Bilingual immigrants are healthier, according to new study
Bilingual immigrants are healthier than immigrants who speak only one language, according to new research from sociologists at Rice University.
The study, which appears in the March issue of the Journal of Health and Social Behavior, found that people with strong English and native language proficiencies report better physical and mental health than unilingual immigrants.
"Our research suggests that English proficiency gained at the expense of native-language fluency may not be beneficial for overall health status," said Rice alumna and Stanford University graduate student Ariela Schachter, who co-authored the research paper with Rice sociology professors Bridget Gorman and Rachel Tolbert Kimbro. "It's very important for the immigrants to hold on to their native language in addition to learning English."
The study examined associations between English and native-language proficiency and usage and self-rated health for more than 4,649 U.S. immigrants from China, the Philippines, Vietnam, Mexico, Cuba and Puerto Rico.
The research showed that the favorable health reported by bilingual immigrants is not impacted by factors such as socioeconomic status, acculturation, family and social support, stress and discrimination and health behaviors. The researchers theorize that the health benefits may be the result of a kind of "cultural flexibility" that allows them to easily integrate with their surroundings while maintaining cultural ties.

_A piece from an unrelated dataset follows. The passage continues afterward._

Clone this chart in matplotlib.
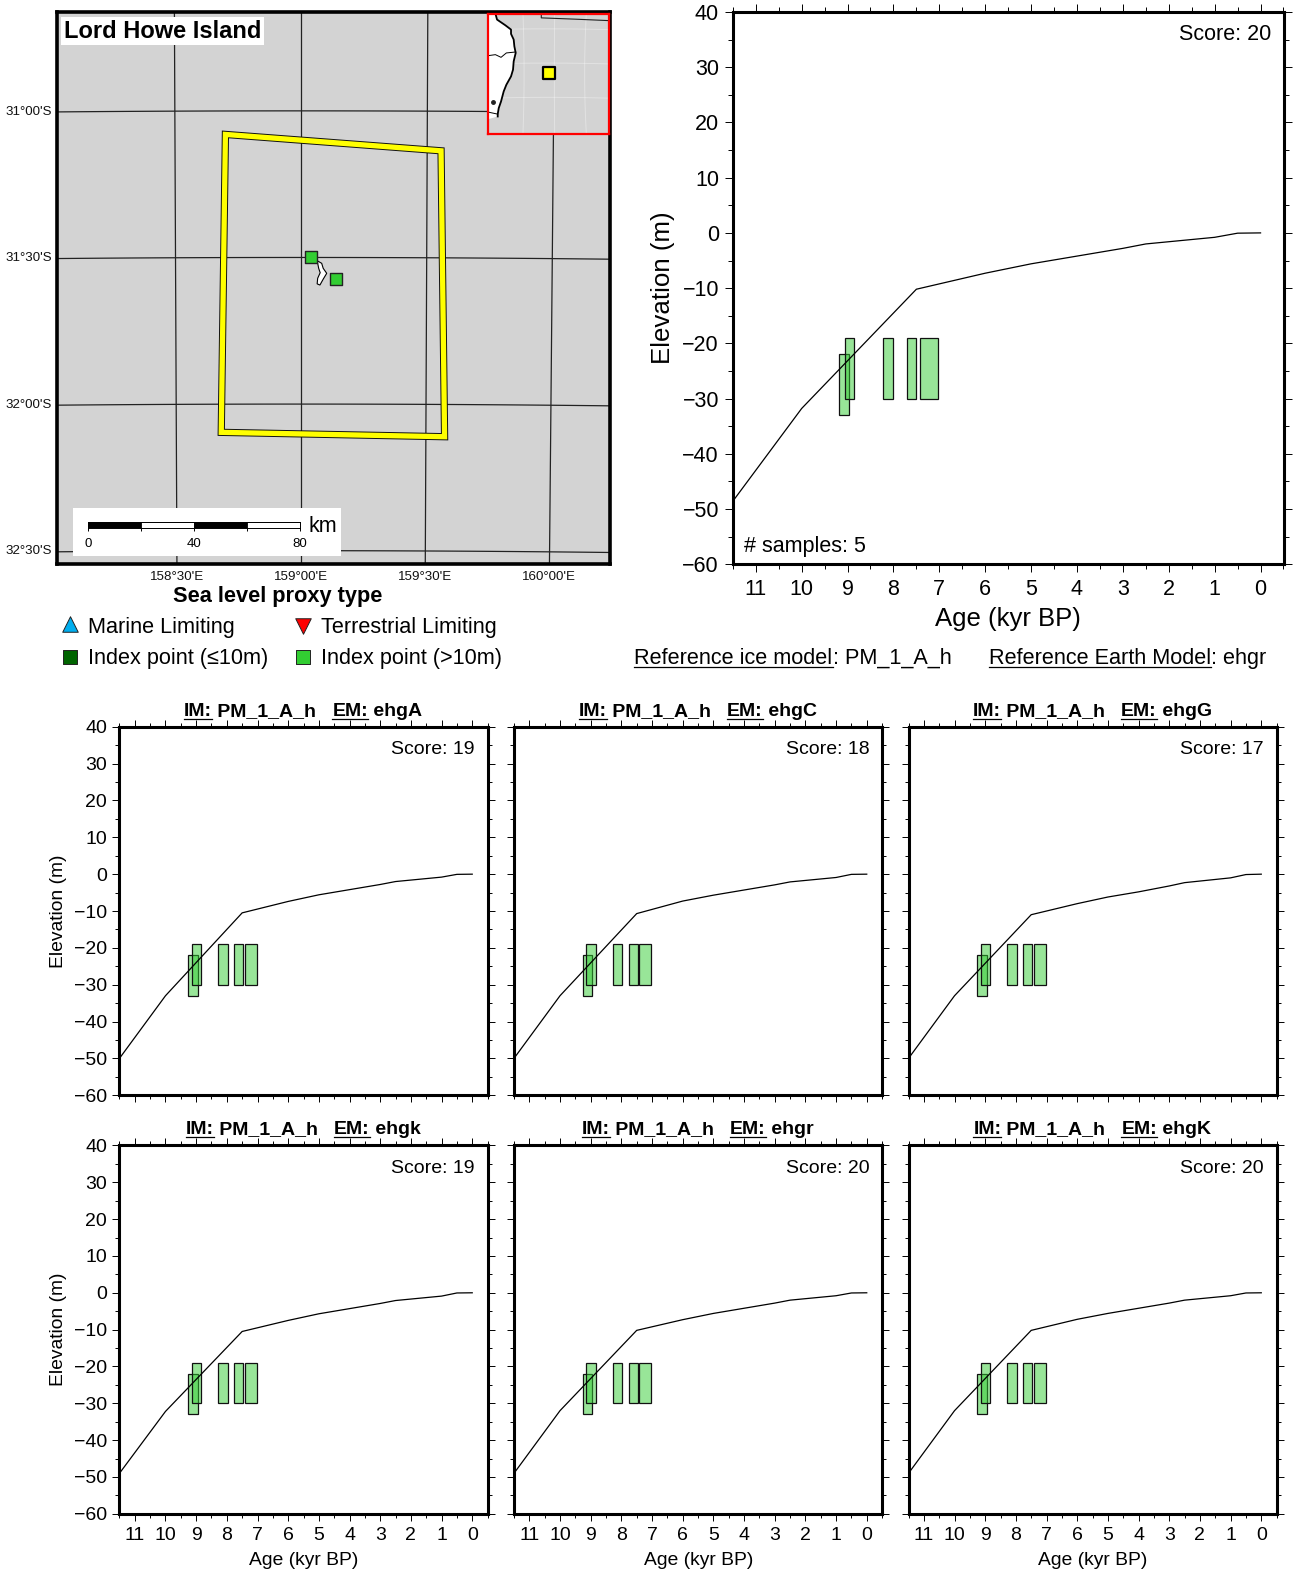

"Individuals who maintain native-language fluency while also learning English may be better equipped to retain relationships in their countries of origin and form new ones in the U.S.," Gorman said. "We believe this can help explain the positive relationship between bilingualism and self-rated health."
"There are still big questions about why bilingual immigrants are healthier than their unilingual counterparts," Kimbro said. "We hope our findings will encourage further research of the subject."